Berkeley, Friday, October 5, 2018 12:30 PM
I have not paid fully attention to all the risk of heating my head, although, of course I have acknowledged how important and sensitive is it, as the brain is there, until learnt about further details about concussion.
On September 24, I was diagnosed a mild concussion, 2 out of a scale of 6. At that time, I read seriously the signs, return to learn advices, and the post concussion syndrome, in this handout given by the Tang Center at UC Berkeley.
There is one different thing between acknowledging that something is a risk, and really knowing what is the risk about. Risk perception has strong ties to have experienced it and being educated about it. Same happen with natural hazards, all of us know that wildfire, flood and earthquakes are a big deal. However, how to interpret them depends on our level of risk perception.

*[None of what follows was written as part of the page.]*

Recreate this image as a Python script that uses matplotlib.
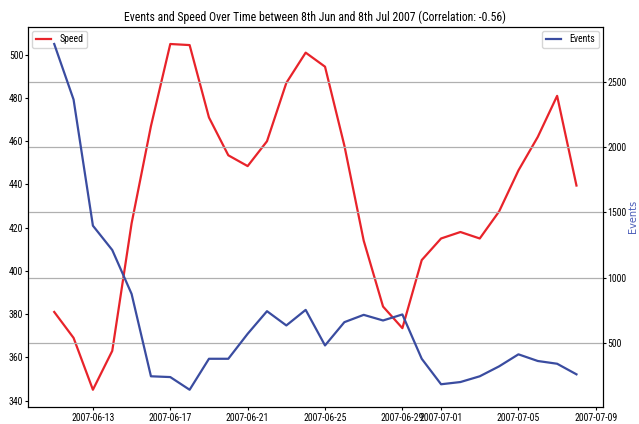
import pandas as pd
import matplotlib
matplotlib.use('Agg')
import matplotlib.pyplot as plt

# daily values, 11 Jun - 8 Jul 2007
dates = pd.date_range('2007-06-11', '2007-07-08', freq='D')
speed = [381, 369, 345, 363, 422, 467, 505, 504.5, 471, 453.5, 448.5, 460, 487, 501,
         494.5, 458, 414, 383.5, 373.5, 405, 415, 418, 415, 427.5, 446.5, 462, 481, 439.5]
events = [2788, 2363, 1398, 1212, 876, 246, 240, 143, 380, 380, 571, 744, 635, 754,
          482, 660, 716, 673, 719, 380, 185, 202, 246, 322, 414, 363, 342, 261]

red = '#e8232a'
blue = '#3a4ca0'
# the reference looks horizontally squeezed, so use a condensed face
narrow = ['Roboto Condensed', 'DejaVu Sans']

fig, ax = plt.subplots(figsize=(6.39, 4.24), dpi=100)
fig.subplots_adjust(left=0.044, right=0.943, top=0.937, bottom=0.04)

ax.plot(dates, speed, color=red, lw=1.6, label='Speed')
ax2 = ax.twinx()
ax2.plot(dates, events, color=blue, lw=1.6, label='Events')
ax2.grid(True, axis='y', color='#b0b0b0', lw=0.9)

ax2.set_ylabel('Events', color='#4a5cb8', fontsize=7, labelpad=1)

for a in (ax, ax2):
    for lab in a.get_xticklabels() + a.get_yticklabels():
        lab.set_family(narrow)
        lab.set_fontsize(7)
    a.tick_params(axis='x', length=2.5, pad=2)
    a.tick_params(axis='y', length=2, pad=1.5)

ax.set_title('Events and Speed Over Time between 8th Jun and 8th Jul 2007 (Correlation: -0.56)',
             family=narrow, fontsize=8.5, pad=4)
ax.legend(loc='upper left', prop={'family': narrow, 'size': 7}, handlelength=1.6,
          borderaxespad=0.4)
ax2.legend(loc='upper right', prop={'family': narrow, 'size': 7}, handlelength=1.6,
           borderaxespad=0.4)

plt.savefig('out.png', dpi=100)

The head, is such a sensitive part of our body. In an academic job, my role is to stay fully focused, and break down words that I read, listen, or to frame things that I observe. In any other job exploiting the brain capacity is what push us to add strategy to our physical capabilities. For example, in sports, let say tennis, there are plenty of players physically gifted to perform well in the game. However, for becoming a champion not only the ideal physical condition will help, for winning matches strategy plays an important part of the role, I would say a 70%. The differences between those talented players are so small, that strategy, and adjusting the game, live, during the match, would make a huge difference.
I do not know too much about boxing. I looks like the popularity of boxing has decreased after popular icons such as Mohamed Ali, Oscar de La Hoya, Mike Tyson. Again, there are many others, who just I do not know. I brought up boxing for asking a question: if hitting your head once in a while slow down your brain capacity, boxing have an impact in the daily life performance of its practitioners or players?
I hit my head this morning at 7:10 AM to a bunk bed. While of course, first thing is to pay attention, there are daily movements and habits that I do. I was not fully awake, and did not adjust quickly to a different surrounding environment.
That hit slowed down a little my morning. I took a nap.
I now see how important is to wear helmet in construction, either by working or visiting, and in another extreme sports. Of course, nothing of it is related with my morning hit, which is not bad. I just have learnt the importance to keep the head physically protected and safe, and I have become more aware of risks of hitting my head.
While it would not stop me to do any risky work or extreme exploration, these recent experiences have added knowledge and experience to take more informative decisions, and being more attentive of the surroundings in every situation.